The custom of making New Year's resolutions has never appealed to me.  In my past experience, it has started out as an expression of hope, but ended up as a set-up for failure and the resulting loss of self-esteem.

Health clubs and diet subscription plans no doubt count on January as one of their best sales months of the year.  A lot of people make optimistic plans this time of year.  That's fine, and maybe it works for others, but it doesn't for me.

What's my point?  I'm here to say to everyone whose experience has been like mine that it's OK not to make resolutions.  Just like it's OK not to write from an outline, if that's not your style.

That isn't to say I disapprove of goals.  They're necessary and important to the working writer.  Ours is a goal-oriented profession, based on deadlines.  The happy writer is one who can develop sound habits for reaching the necessary goals, and still retain the spontaneity that feeds creation.

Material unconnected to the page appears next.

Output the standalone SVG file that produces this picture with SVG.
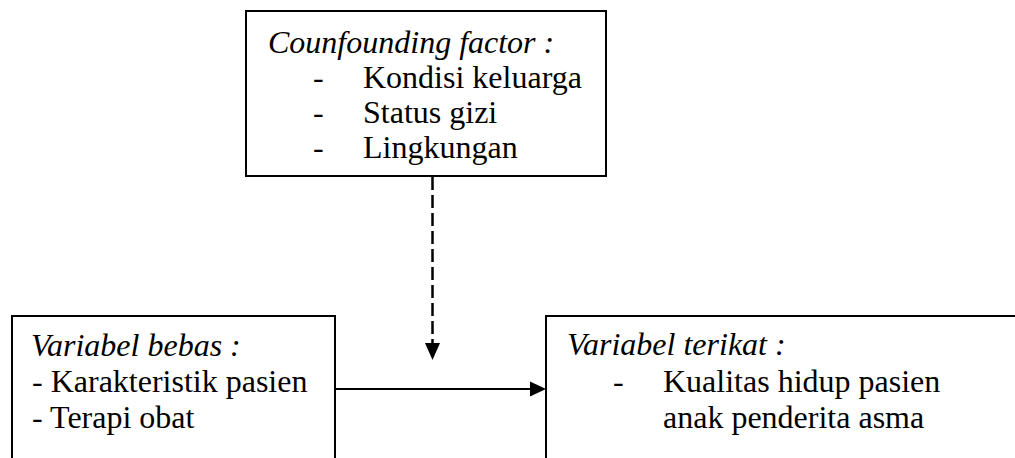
<svg xmlns="http://www.w3.org/2000/svg" width="1015" height="458" viewBox="0 0 1015 458">
<style>
.box{fill:#fff;stroke:#000;stroke-width:2}
.t{font-family:"Liberation Serif","Times New Roman",serif;font-size:32px;fill:#000}
.i{font-style:italic}
.conn{stroke:#000;fill:none}
</style>
<rect width="1015" height="458" fill="#fff"/>
<g id="confounding">
<rect class="box" x="246" y="11" width="360" height="165"/>
<text class="t i" x="268" y="53">Counfounding factor :</text>
<text class="t" x="313" y="88">-</text>
<text class="t" x="363" y="88">Kondisi keluarga</text>
<text class="t" x="313" y="123">-</text>
<text class="t" x="363" y="123">Status gizi</text>
<text class="t" x="313" y="158">-</text>
<text class="t" x="363" y="158">Lingkungan</text>
</g>
<g id="bebas">
<rect class="box" x="12" y="316" width="323" height="160"/>
<text class="t i" x="31" y="356">Variabel bebas :</text>
<text class="t" x="32" y="392">- Karakteristik pasien</text>
<text class="t" x="32" y="428">- Terapi obat</text>
</g>
<g id="terikat">
<rect class="box" x="546" y="316" width="490" height="160"/>
<text class="t i" x="567" y="355">Variabel terikat :</text>
<text class="t" x="613" y="392">-</text>
<text class="t" x="663" y="392">Kualitas hidup pasien</text>
<text class="t" x="663" y="428">anak penderita asma</text>
</g>
<g id="connectors">
<line class="conn" x1="432.5" y1="177" x2="432.5" y2="344" stroke-width="2.5" stroke-dasharray="13 5"/>
<polygon points="425,343 440,343 432.5,360" fill="#000"/>
<line class="conn" x1="335" y1="389" x2="531" y2="389" stroke-width="2"/>
<polygon points="530,381.5 546,389 530,396.5" fill="#000"/>
</g>
</svg>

Habits take time and focused effort to develop.  Maybe that's why I haven't succeeded with resolutions; they declare a goal without allowing for developing the behavior to reach the goal.  Wishful thinking rather than practical planning.

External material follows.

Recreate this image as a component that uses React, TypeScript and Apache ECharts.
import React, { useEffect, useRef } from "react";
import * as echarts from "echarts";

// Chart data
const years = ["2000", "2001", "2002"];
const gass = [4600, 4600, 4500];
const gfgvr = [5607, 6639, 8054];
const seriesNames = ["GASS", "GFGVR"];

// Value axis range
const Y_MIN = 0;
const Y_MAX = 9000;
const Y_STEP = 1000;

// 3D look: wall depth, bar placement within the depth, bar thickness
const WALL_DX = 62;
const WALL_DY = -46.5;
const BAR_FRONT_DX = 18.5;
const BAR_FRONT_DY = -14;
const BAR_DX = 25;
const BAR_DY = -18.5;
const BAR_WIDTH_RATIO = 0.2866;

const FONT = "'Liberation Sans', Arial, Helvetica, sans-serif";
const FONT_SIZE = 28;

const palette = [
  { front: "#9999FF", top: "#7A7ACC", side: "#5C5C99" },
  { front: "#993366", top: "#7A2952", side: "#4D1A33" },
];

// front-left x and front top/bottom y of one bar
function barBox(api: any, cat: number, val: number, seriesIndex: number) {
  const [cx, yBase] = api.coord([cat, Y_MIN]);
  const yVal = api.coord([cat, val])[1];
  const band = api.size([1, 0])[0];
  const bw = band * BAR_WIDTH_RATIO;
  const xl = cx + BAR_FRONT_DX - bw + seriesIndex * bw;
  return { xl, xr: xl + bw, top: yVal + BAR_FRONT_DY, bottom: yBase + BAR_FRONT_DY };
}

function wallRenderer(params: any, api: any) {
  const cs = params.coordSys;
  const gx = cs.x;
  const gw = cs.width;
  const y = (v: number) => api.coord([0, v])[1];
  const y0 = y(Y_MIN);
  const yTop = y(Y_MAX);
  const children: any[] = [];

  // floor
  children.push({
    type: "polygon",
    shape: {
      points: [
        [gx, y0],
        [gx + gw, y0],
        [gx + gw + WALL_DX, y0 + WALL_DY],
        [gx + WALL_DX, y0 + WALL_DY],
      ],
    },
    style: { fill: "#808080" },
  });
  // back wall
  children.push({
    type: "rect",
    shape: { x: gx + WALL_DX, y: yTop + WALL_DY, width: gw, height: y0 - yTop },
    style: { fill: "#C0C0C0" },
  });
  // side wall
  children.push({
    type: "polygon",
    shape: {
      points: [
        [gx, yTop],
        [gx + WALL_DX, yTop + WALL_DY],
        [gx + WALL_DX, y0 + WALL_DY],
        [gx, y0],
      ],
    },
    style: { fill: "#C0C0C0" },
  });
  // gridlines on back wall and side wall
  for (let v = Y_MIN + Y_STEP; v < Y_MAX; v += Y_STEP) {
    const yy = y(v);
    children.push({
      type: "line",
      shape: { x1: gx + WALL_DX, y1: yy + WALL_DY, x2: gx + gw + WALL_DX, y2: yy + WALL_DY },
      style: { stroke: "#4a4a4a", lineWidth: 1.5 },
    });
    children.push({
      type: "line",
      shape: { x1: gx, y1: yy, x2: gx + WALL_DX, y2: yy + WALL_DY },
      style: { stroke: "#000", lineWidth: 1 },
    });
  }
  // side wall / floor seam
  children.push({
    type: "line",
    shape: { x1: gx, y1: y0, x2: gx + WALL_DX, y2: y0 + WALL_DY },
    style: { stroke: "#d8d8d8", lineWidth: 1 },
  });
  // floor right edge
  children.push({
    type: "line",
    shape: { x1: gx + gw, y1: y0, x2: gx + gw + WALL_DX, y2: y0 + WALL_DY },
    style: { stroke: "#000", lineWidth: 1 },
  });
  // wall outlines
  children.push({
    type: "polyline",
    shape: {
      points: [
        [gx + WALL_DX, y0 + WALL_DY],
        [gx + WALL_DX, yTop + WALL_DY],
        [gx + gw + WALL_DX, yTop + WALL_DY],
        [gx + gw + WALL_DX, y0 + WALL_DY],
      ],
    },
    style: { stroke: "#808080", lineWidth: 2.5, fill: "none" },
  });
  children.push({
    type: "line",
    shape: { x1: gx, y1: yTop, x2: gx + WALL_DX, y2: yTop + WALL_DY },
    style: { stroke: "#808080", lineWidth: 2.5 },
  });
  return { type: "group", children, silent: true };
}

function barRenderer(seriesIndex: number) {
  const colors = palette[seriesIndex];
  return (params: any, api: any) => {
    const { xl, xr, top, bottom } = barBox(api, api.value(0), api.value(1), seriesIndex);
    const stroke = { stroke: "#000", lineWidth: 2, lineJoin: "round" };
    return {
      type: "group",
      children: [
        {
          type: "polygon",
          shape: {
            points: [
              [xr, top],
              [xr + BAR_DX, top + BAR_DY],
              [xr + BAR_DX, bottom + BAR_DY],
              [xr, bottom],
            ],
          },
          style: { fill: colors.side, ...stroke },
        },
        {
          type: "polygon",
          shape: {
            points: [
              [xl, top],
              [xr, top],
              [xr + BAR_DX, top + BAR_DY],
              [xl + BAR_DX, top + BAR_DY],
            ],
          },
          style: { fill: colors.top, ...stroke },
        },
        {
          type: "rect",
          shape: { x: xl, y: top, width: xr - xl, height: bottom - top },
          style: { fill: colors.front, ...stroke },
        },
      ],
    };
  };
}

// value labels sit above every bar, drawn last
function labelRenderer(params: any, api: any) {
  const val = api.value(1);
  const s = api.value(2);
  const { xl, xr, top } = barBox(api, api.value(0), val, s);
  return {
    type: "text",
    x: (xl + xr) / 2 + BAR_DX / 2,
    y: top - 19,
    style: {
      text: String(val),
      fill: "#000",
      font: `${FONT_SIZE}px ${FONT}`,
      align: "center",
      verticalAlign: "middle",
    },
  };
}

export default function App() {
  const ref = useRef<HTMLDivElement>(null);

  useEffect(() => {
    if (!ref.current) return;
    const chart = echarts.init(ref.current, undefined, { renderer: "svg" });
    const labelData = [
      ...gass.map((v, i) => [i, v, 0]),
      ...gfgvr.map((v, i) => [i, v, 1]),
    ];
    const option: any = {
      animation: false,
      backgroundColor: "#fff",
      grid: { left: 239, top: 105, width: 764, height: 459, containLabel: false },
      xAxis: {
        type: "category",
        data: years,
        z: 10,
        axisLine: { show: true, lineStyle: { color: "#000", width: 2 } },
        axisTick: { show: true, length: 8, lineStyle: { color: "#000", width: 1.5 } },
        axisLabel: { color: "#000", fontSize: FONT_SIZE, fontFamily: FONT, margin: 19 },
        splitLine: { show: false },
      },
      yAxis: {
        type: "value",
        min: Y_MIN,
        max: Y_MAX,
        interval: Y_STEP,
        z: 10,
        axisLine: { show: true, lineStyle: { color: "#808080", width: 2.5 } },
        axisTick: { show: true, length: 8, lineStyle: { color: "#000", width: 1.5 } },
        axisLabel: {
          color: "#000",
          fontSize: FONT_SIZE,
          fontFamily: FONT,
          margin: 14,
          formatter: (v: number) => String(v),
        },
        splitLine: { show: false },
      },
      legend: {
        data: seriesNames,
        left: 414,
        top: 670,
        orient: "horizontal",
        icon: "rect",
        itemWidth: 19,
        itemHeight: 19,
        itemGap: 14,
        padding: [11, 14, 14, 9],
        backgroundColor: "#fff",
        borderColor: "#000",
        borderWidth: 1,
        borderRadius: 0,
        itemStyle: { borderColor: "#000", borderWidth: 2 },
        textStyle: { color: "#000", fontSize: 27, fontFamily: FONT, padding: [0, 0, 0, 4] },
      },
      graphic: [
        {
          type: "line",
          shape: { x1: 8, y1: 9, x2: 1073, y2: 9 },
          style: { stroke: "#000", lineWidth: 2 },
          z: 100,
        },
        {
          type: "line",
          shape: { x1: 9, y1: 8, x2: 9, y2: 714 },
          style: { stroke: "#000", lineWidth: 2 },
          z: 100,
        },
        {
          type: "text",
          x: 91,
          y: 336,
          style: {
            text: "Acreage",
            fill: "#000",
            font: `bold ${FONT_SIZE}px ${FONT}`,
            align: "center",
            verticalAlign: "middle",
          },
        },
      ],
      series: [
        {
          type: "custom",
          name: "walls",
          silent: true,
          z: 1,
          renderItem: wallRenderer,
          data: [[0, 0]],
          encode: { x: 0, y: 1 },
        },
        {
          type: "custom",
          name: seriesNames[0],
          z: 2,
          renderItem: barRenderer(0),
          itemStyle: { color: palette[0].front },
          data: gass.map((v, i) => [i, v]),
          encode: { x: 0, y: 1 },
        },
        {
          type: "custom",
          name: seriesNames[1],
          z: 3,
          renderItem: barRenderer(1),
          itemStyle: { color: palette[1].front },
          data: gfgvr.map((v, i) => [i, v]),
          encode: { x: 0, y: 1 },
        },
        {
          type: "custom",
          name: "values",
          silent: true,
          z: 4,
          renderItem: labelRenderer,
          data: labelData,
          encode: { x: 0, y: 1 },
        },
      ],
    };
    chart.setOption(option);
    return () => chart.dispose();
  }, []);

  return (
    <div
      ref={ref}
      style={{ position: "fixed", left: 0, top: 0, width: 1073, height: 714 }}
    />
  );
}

So, for example, rather than resolving to lose twenty pounds this year, I'd prefer to plan on improving my eating and exercise habits.  That one's not a pass/fail situation.  If I keep focused on this objective, I might well succeed and even lose five or ten pounds, which would be a win.

And rather than resolving to sell a novel this year, which ultimately is beyond my control, I'd prefer to work toward and hope for a sale this year, but without the absolute deadline.